The line containing "scores = [106, 99, 104, 111, 106]" marks the end: extract everything from the first line of the data through that line, exactly, with no pictures.

(Records excerpted from a collection)
[start]
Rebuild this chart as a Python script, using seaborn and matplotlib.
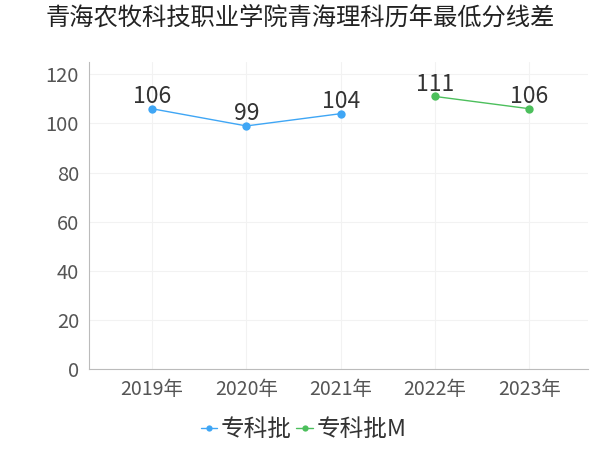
import pandas as pd
import numpy as np
import matplotlib.pyplot as plt
import seaborn as sns

years = ['2019年', '2020年', '2021年', '2022年', '2023年']
batch = ['专科批', '专科批', '专科批', '专科批M', '专科批M']
scores = [106, 99, 104, 111, 106]

data = pd.DataFrame({'year': years, 'batch': batch, 'score': scores})

sns.set_style('white')
plt.rcParams['font.family'] = ['Noto Sans CJK SC', 'DejaVu Sans']

colors = {'专科批': '#3fa6f5', '专科批M': '#4cbf5c'}

fig = plt.figure(figsize=(6, 4.5), dpi=100)
ax = fig.add_axes([0.148, 0.18, 0.832, 0.682])

sns.lineplot(data=data, x='year', y='score', hue='batch', palette=colors,
             marker='o', markersize=6, markeredgewidth=0, linewidth=1, ax=ax)

for x, y in zip(data['year'], data['score']):
    ax.text(x, y + 0.3, str(y), ha='center', va='bottom', fontsize=16.5, color='#333333')

ax.set_ylim(0, 125)
ax.set_xlim(-0.67, 4.62)
ax.set_yticks(range(0, 121, 20))
ax.grid(True, color='#f2f2f2', linewidth=0.8)
ax.set_xlabel('')
ax.set_ylabel('')
for s in ['top', 'right']:
    ax.spines[s].set_visible(False)
ax.spines['left'].set_color('#bbbbbb')
ax.spines['bottom'].set_color('#bbbbbb')
ax.tick_params(axis='x', labelsize=14, colors='#555555', length=4)
ax.tick_params(axis='y', labelsize=14.5, colors='#555555', length=0, pad=7)

ax.legend(loc='upper center', bbox_to_anchor=(0.43, -0.09), ncol=2, frameon=False,
          fontsize=17, handlelength=0.7, handletextpad=0.15, columnspacing=0.2,
          labelcolor='#333333', markerscale=0.75)

fig.suptitle('青海农牧科技职业学院青海理科历年最低分线差', fontsize=17.5, y=0.99, color='#222222')

plt.savefig('out.png', dpi=100, facecolor='white')
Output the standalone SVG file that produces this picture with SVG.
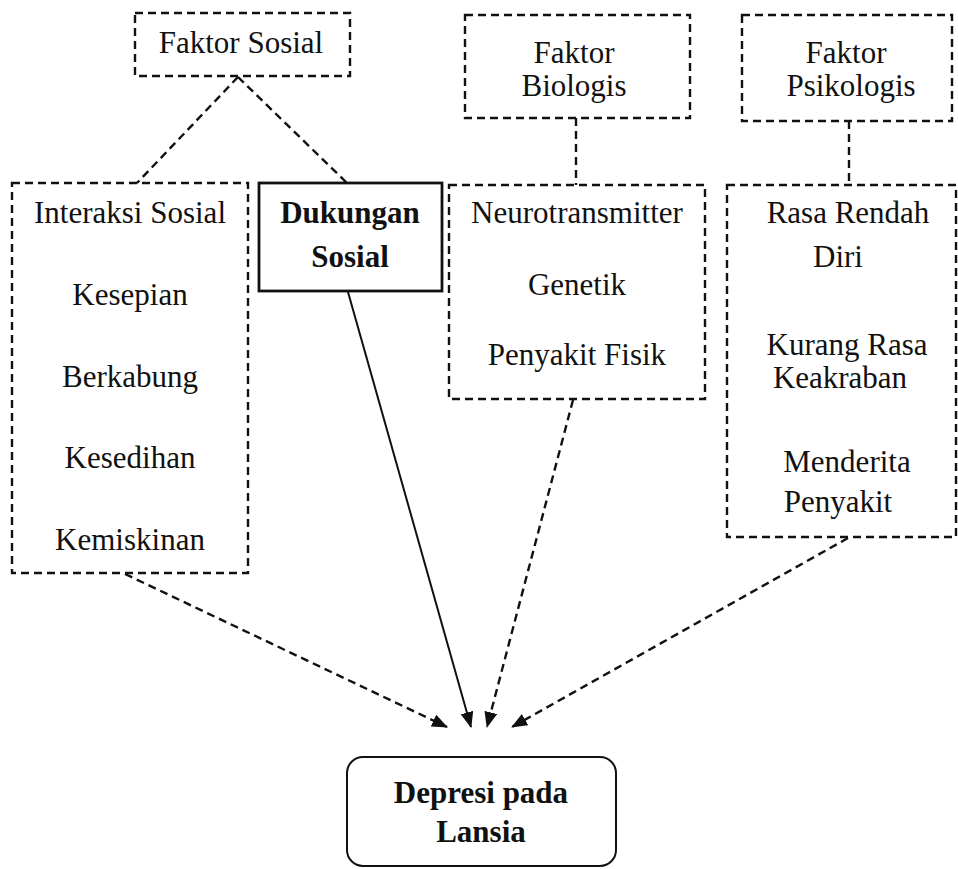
<svg xmlns="http://www.w3.org/2000/svg" width="958" height="869" viewBox="0 0 958 869">
<defs>
<style>
.t{font-family:'Liberation Serif','Tinos','Times New Roman','DejaVu Serif',serif;font-size:31px;fill:#111;text-anchor:middle}
.b{font-weight:bold}
.dbox{fill:none;stroke:#111;stroke-width:2.4;stroke-dasharray:8 5}
.sbox{fill:none;stroke:#111;stroke-width:2.8}
.dl{fill:none;stroke:#111;stroke-width:2.4;stroke-dasharray:8 5}
.sl{fill:none;stroke:#111;stroke-width:2}
</style>
<marker id="ah" viewBox="0 0 16 13" refX="15" refY="6.5" markerWidth="16" markerHeight="13" markerUnits="userSpaceOnUse" orient="auto">
<path d="M0,0 L16,6.5 L0,13 z" fill="#111"/>
</marker>
</defs>
<rect width="958" height="869" fill="#fff"/>

<g id="connectors">
<line class="dl" x1="238" y1="77" x2="137" y2="183"/>
<line class="dl" x1="238" y1="77" x2="347" y2="183"/>
<line class="dl" x1="576" y1="118" x2="576" y2="185"/>
<line class="dl" x1="849" y1="121" x2="849" y2="185"/>
<line class="dl" x1="125" y1="574" x2="447" y2="727" marker-end="url(#ah)"/>
<line class="sl" x1="348" y1="292" x2="471" y2="727" marker-end="url(#ah)"/>
<line class="dl" x1="573" y1="400" x2="487" y2="727" marker-end="url(#ah)"/>
<line class="dl" x1="848" y1="538" x2="512" y2="727" marker-end="url(#ah)"/>
</g>

<g id="faktor-sosial">
<rect class="dbox" x="135" y="13" width="215" height="63"/>
<text class="t" x="241" y="53">Faktor Sosial</text>
</g>

<g id="faktor-biologis">
<rect class="dbox" x="465" y="15" width="225" height="103"/>
<text class="t" x="574" y="63">Faktor</text>
<text class="t" x="574" y="96">Biologis</text>
</g>

<g id="faktor-psikologis">
<rect class="dbox" x="742" y="15" width="210" height="106"/>
<text class="t" x="846" y="63">Faktor</text>
<text class="t" x="851" y="96">Psikologis</text>
</g>

<g id="sosial-items">
<rect class="dbox" x="12" y="183" width="236" height="390"/>
<text class="t" x="130" y="223">Interaksi Sosial</text>
<text class="t" x="130" y="305">Kesepian</text>
<text class="t" x="130" y="387">Berkabung</text>
<text class="t" x="130" y="468">Kesedihan</text>
<text class="t" x="130" y="550">Kemiskinan</text>
</g>

<g id="dukungan-sosial">
<rect class="sbox" x="259" y="183" width="183" height="108"/>
<text class="t b" x="350" y="223">Dukungan</text>
<text class="t b" x="350" y="267">Sosial</text>
</g>

<g id="biologis-items">
<rect class="dbox" x="449" y="185" width="256" height="214"/>
<text class="t" x="577" y="223">Neurotransmitter</text>
<text class="t" x="577" y="295">Genetik</text>
<text class="t" x="577" y="365">Penyakit Fisik</text>
</g>

<g id="psikologis-items">
<rect class="dbox" x="727" y="185" width="229" height="352"/>
<text class="t" x="848" y="223">Rasa Rendah</text>
<text class="t" x="838" y="267">Diri</text>
<text class="t" x="847" y="355">Kurang Rasa</text>
<text class="t" x="840" y="388">Keakraban</text>
<text class="t" x="847" y="472">Menderita</text>
<text class="t" x="838" y="512">Penyakit</text>
</g>

<g id="depresi">
<rect x="347" y="757" width="269" height="109" rx="16" ry="16" fill="none" stroke="#111" stroke-width="2"/>
<text class="t b" x="481" y="803">Depresi pada</text>
<text class="t b" x="481" y="842">Lansia</text>
</g>
</svg>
[end]
**Solution for this exercise**
Rebuild this chart as a Python script, using seaborn and matplotlib.
import pandas as pd
import numpy as np
import matplotlib.pyplot as plt
import seaborn as sns

years = ['2019年', '2020年', '2021年', '2022年', '2023年']
batch = ['专科批', '专科批', '专科批', '专科批M', '专科批M']
scores = [106, 99, 104, 111, 106]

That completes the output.